Breath controller in synths on Linux

I am a new Ardour user and I was looking at using and ewi electronic wind instrument with Ardour. looking online it seems that fluidsynth fairly recently implemented the breath controller response when used in a particular mode “PolyMono”, has anyone tried this and how would you configure it for use within Ardour?

Pinging this. It’s not really a Linux thing at all, would be the same for fluidsynth on any platform. I don’t see a way to change mode of the fluidsynth plugin. I can see that I could connect an Ardour MIDI track up via Jack to a running version of fluidsynth in this mode, and then route that fluidsynth audio back to an audio track. Would this be the best way to handle it? How would this interact with the export process?

fluidsynth is built into Ardour 5.12 and later (and likely a bit earlier too). Look for the “a-fluid” plugin from the “Ardour Team”.

No need to run it externally with JACK.

Yes, thanks. I did see that, but I didn’t see a way to configure it to be in the mode where it responds to breath control. Also I don’t actually own an EWI yet, so I can’t just play with it to see what it does :wink:

For reference, when running fluidsynth you’d do the following:

> setbreathmode 1 0 1 1
> breathmode
Channel    , poly breath , mono breath , breath sync
channel:  0, off         , off         , off        
channel:  1, off         , on          , on         
...

and now channel 1 is in “mono” mode (it only plays one note at a time) and it responds to breath control messages to modulate the single note.

at least that’s how I understand it… but I don’t know how you’d get the Ardour fluidsynth plugin to do something similar.

If I go the external route, what would I do? record the audio track while playing the MIDI track? Then if I want to redo the MIDI track, I’d re-record the audio track before exporting?

The plugin version is not configurable but heeds information from a soundfont. A .sf2 could mark a specific bank/patch as monophonic. The breath controller default is CC-2.
You cannot manually override that like you can with interactive command-line fluidsynth.

So by default the Ardour plugin heeds the CC-2 data? My understanding is by default the command line version doesn’t do anything with it.

I guess I could build up a soundfont specifically for wind type instruments by cutting and pasting from soundfonts I have… and mark them all as monophonic.

Do you actually have any experience with this? or is it more of an in-theory thing?

I’ve used https://www.polyphone-soundfonts.com/ to do some basic editing, and define exclusive groups for some drum soundfonts. For the case at hand, I don’t have any experience though.

Depends on what your goal is.

I’d probably use a MIDI track in Ardour (without a synth plugin). Then route MIDI to fluidsynth (the JACK app), and audio from there back into Ardour’s master-bus.
That way MIDI can be edited in Ardour, and Session > Export also works.

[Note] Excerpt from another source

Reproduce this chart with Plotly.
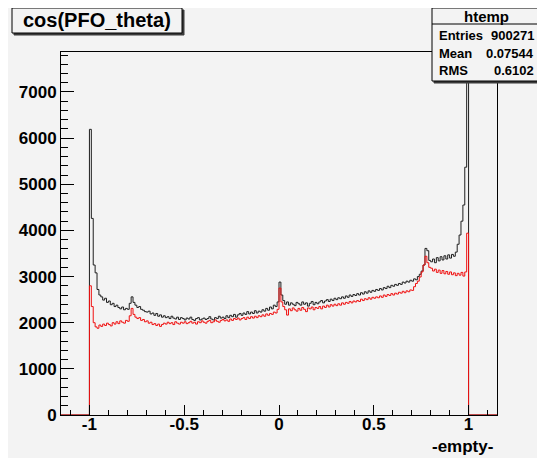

PS. Start fluidsynth before starting Ardour. That way Ardour re-establishes port connections.

1 Like

So, I bought an EWI USB, and without trying to edit soundfonts, I decided to simply test out fluidsynth running on the command line in breath control mode.

The single biggest problem with this whole system is that velocity is mapped to loudness by default. So basically you have random loudness based on how quickly you changed fingerings or how quickly you tongue the breath control etc.

If you turn on breathmode it seems like things get a bit better, but it’s still problematic.

My plan is to insert mididings into the routing, and alter all the notes to have maximal velocity, so that the only thing altering the volume is the breath control.

@x42 I haven’t done anything with soundfonts ever, is it possible to specify in the soundfont that the instrument should not respond to velocity and only to breath control from CC-2?

Yes, it’s possible (common case are organs, they’re on/off only, independent of velocity).

As workaround you could add some midi-filters (come with Ardour, filed under “Utils”):
Add the “MIDI Velocity Adjust” plugin before he synth and set “Note-on min” to 127

That plugin-collection also includes a “MIDI CCMap” that allows to change one CC into another. (e.g. CC2 -> CC1) in case you need that

1 Like

Awesome, I figured out how to get the plugins you mentioned (on Debian they are in a separate package x42-plugins), and the velocity mapping is perfect to eliminate the first problem of random seeming volumes, I just set everything to 127 and it sounds relatively normal. Next problem is I need to find some sound-fonts that have decent sounding jazz/funk instruments: sax, mute trumpet, breathy jazz flute, cornet or whatever that respond to CC2 messages, or that have licenses that let them be modified with the editor you mentioned. :wink:

It’s fairly entertaining to play the aaah chorus or cello with your mouth :joy:

Thanks again!

This topic was automatically closed 182 days after the last reply. New replies are no longer allowed.